In a serious critique of French business practices, the International New York Times wrote about a brain drain from France – a migration of aspiring entrepreneurs feeling that they have to leave France to have a chance to get their ideas off the ground and into the marketplace. The Telegraph, from which this cartoon came, had a similar article: Down and out: the French flee a nation in despair.
One man who moved to London said:
“Things are different in France. There is a fear of failure. If you fail, it’s like the ultimate shame. In London, there’s this can-do attitude, and a sense that anything’s possible. If you make an error, you can get up again.”
French migration figures are up 60% in the last decade with top destinations being Hong Kong, New York, Silicon Valley and London. Many of those migrants are saying that they may not ever return because of French bureaucracy, high taxes, regulatory hurdles, excessive non-wage costs for employers, and social shame of failure. The latter is often punished by preventing people who have failed at one start-up from ever obtaining money for new projects.
“In Britain, you read about all the deals going on here. In the French papers, you read about taxes, more taxes, economic problems and the state’s involvement in everything.”

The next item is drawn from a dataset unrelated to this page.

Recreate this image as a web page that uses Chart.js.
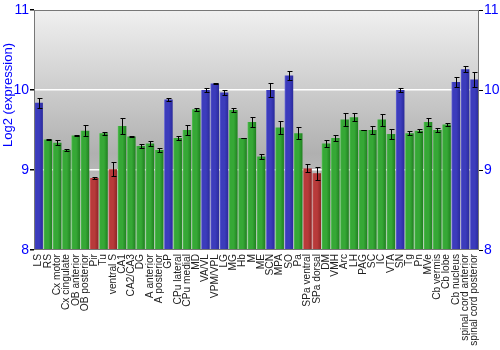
<!DOCTYPE html>
<html>
<head>
<meta charset="utf-8">
<script src="https://cdn.jsdelivr.net/npm/chart.js@4/dist/chart.umd.min.js"></script>
<style>
  html, body { margin: 0; padding: 0; background: #fff; }
  #wrap { width: 500px; height: 350px; }
</style>
</head>
<body>
<div id="wrap"><canvas id="exprChart" width="500" height="350"></canvas></div>
<script>
// Brain regions and their log2 expression (mean +/- error)
const regions = ['LS', 'RS', 'Cx motor', 'Cx cingulate', 'OB anterior', 'OB posterior', 'Pir', 'Tu',
    'ventral S', 'CA1', 'CA2/CA3', 'DG', 'A anterior', 'A posterior', 'GP', 'CPu lateral', 'CPu medial',
    'MD', 'VA/VL', 'VPM/VPL', 'LG', 'MG', 'Hb', 'M', 'ME', 'SCN', 'MPA', 'SO', 'Pa', 'SPa ventral',
    'SPa dorsal', 'DM', 'VMH', 'Arc', 'LH', 'PAG', 'SC', 'IC', 'VTA', 'SN', 'Tg', 'Pn', 'MVe',
    'Cb vermis', 'Cb lobe', 'Cb nucleus', 'spinal cord anterior', 'spinal cord posterior'];

const means = [9.84, 9.38, 9.34, 9.25, 9.43, 9.49, 8.90, 9.46,
    9.01, 9.55, 9.42, 9.30, 9.33, 9.25, 9.88, 9.40, 9.50,
    9.76, 10.00, 10.08, 9.97, 9.75, 9.40, 9.60, 9.17, 10.00, 9.53, 10.18, 9.46, 9.02,
    8.96, 9.33, 9.40, 9.63, 9.66, 9.50, 9.50, 9.63, 9.45, 10.00, 9.46, 9.49, 9.60,
    9.50, 9.57, 10.10, 10.26, 10.13];

const errors = [0.06, 0.01, 0.03, 0.01, 0.01, 0.07, 0.015, 0.02,
    0.09, 0.10, 0.01, 0.03, 0.03, 0.03, 0.02, 0.03, 0.06,
    0.02, 0.02, 0.01, 0.03, 0.03, 0.005, 0.06, 0.03, 0.09, 0.08, 0.055, 0.075, 0.05,
    0.08, 0.04, 0.035, 0.08, 0.05, 0.005, 0.055, 0.075, 0.06, 0.025, 0.025, 0.02, 0.055,
    0.02, 0.02, 0.065, 0.04, 0.09];

// b = high, g = mid, r = low
const groups = ['b', 'g', 'g', 'g', 'g', 'g', 'r', 'g',
    'r', 'g', 'g', 'g', 'g', 'g', 'b', 'g', 'g',
    'g', 'b', 'b', 'b', 'g', 'g', 'g', 'g', 'b', 'g', 'b', 'g', 'r',
    'r', 'g', 'g', 'g', 'g', 'g', 'g', 'g', 'g', 'b', 'g', 'g', 'g',
    'g', 'g', 'b', 'b', 'b'];

const yTicks = [8, 9, 10, 11];
const yTitle = 'Log2 (expression)';

const shades = {
    b: ['#6b6bd6', '#3c3cbc', '#2a2a9c'],
    g: ['#5cc65c', '#36a836', '#1f801f'],
    r: ['#d06060', '#b83a3a', '#8e2626']
};

const BAR_PCT = 0.92;
const FONT = '"Liberation Sans", Arial, sans-serif';

// horizontal shading for each bar, so they look rounded
function barFill(c) {
    const chart = c.chart;
    const x = chart.scales.x;
    const s = shades[groups[c.dataIndex]] || shades.g;
    if (!x || c.dataIndex === undefined) return s[1];
    const cx = x.getPixelForValue(c.dataIndex);
    const half = x.width / regions.length * BAR_PCT / 2;
    if (!isFinite(cx) || !isFinite(half) || half <= 0) return s[1];
    const g = chart.ctx.createLinearGradient(cx - half, 0, cx + half, 0);
    g.addColorStop(0, s[0]);
    g.addColorStop(0.15, s[1]);
    g.addColorStop(0.55, s[1]);
    g.addColorStop(1, s[2]);
    return g;
}

const plotDecor = {
    id: 'plotDecor',
    beforeDraw(chart) {
        const { ctx, chartArea: a } = chart;
        const g = ctx.createLinearGradient(0, a.top, 0, a.bottom);
        g.addColorStop(0, '#f0f0f0');
        g.addColorStop(0.6, '#b0b0b0');
        g.addColorStop(1, '#d8d8d8');
        ctx.save();
        ctx.fillStyle = g;
        ctx.fillRect(a.left, a.top, a.right - a.left, a.bottom - a.top);
        ctx.restore();
    },
    afterDatasetsDraw(chart) {
        // error bars
        const { ctx } = chart;
        const y = chart.scales.y;
        const meta = chart.getDatasetMeta(0);
        ctx.save();
        ctx.strokeStyle = '#000';
        ctx.lineWidth = 1;
        meta.data.forEach((bar, i) => {
            const top = Math.round(y.getPixelForValue(means[i] + errors[i])) + 0.5;
            const bot = Math.round(y.getPixelForValue(means[i] - errors[i])) + 0.5;
            const bx = Math.round(bar.x) + 0.5;
            ctx.beginPath();
            ctx.moveTo(bx, top);
            ctx.lineTo(bx, bot);
            ctx.moveTo(bx - 2, top);
            ctx.lineTo(bx + 3, top);
            ctx.moveTo(bx - 2, bot);
            ctx.lineTo(bx + 3, bot);
            ctx.stroke();
        });
        ctx.restore();
    },
    afterDraw(chart) {
        const { ctx, chartArea: a } = chart;
        ctx.save();
        ctx.strokeStyle = '#777';
        ctx.lineWidth = 1;
        ctx.strokeRect(a.left + 0.5, a.top + 0.5, a.right - a.left - 1, a.bottom - a.top - 1);
        // axis title, sitting a bit above the middle of the axis
        ctx.translate(8, 95);
        ctx.rotate(-Math.PI / 2);
        ctx.fillStyle = '#0000ff';
        ctx.font = '13px ' + FONT;
        ctx.textAlign = 'center';
        ctx.textBaseline = 'middle';
        ctx.fillText(yTitle, 0, 0);
        ctx.restore();
    }
};

const yTickOpts = {
    color: '#0000ff',
    font: { family: FONT, size: 14 },
    padding: 1,
    autoSkip: false,
    stepSize: 1
};

new Chart(document.getElementById('exprChart').getContext('2d'), {
    type: 'bar',
    data: {
        labels: regions,
        datasets: [{
            data: means,
            backgroundColor: barFill,
            borderWidth: 0,
            barPercentage: BAR_PCT,
            categoryPercentage: 1.0,
            base: 8
        }]
    },
    options: {
        responsive: false,
        animation: false,
        events: [],
        layout: { padding: { top: 10, right: 0, left: 0, bottom: 0 } },
        plugins: { legend: { display: false }, tooltip: { enabled: false } },
        scales: {
            x: {
                grid: { display: false, drawTicks: false, tickLength: 0 },
                border: { display: false },
                ticks: {
                    color: '#222',
                    font: { family: FONT, size: 10.2 },
                    minRotation: 90,
                    maxRotation: 90,
                    autoSkip: false,
                    padding: 4
                },
                afterFit(s) { s.height = 100; }
            },
            y: {
                position: 'left',
                min: 8,
                max: 11,
                afterBuildTicks(s) { s.ticks = yTicks.map(v => ({ value: v })); },
                grid: { color: '#ffffff', lineWidth: 1.5, tickLength: 4, tickColor: '#000' },
                border: { display: false },
                ticks: yTickOpts,
                afterFit(s) { s.width = 34; }
            },
            y2: {
                position: 'right',
                min: 8,
                max: 11,
                afterBuildTicks(s) { s.ticks = yTicks.map(v => ({ value: v })); },
                grid: { drawOnChartArea: false, tickLength: 4, tickColor: '#000' },
                border: { display: false },
                ticks: yTickOpts,
                afterFit(s) { s.width = 21; }
            }
        }
    },
    plugins: [plotDecor]
});
</script>
</body>
</html>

The recently successful IndieGoGo funding of EmoSPARK, an artificial intelligence home console by UK-based Emoshape, is another example. French CEO Patrick Rosenthal said Emoshape couldn’t have happened in France and that he was forced to move to London to get it started.
Yet in Lyon, France, things are a little less dreary. Two energetic women, the city government and a couple of ex game-software executives have cobbled together a consortium that seems to be working for (mostly) French service robotic innovators. Innorobo 2014, their creative annual trade show and conference, just concluded with a banner attendance, a strong exhibitor list, and an interesting group of innovators focused on stimulating and creating service robotics businesses.
Although the show was energetic and comprehensive — with an attentive crowd and lots of young people, and where one often saw people talking and doing business, nevertheless, the exhibitor list was heavily populated – 31% – with universities, research labs, venture-based support groups and governmental support agencies and not that many start-up companies. This seemingly helpful group of supporters could also be viewed as thwarting the development of independent entreprenurial energies.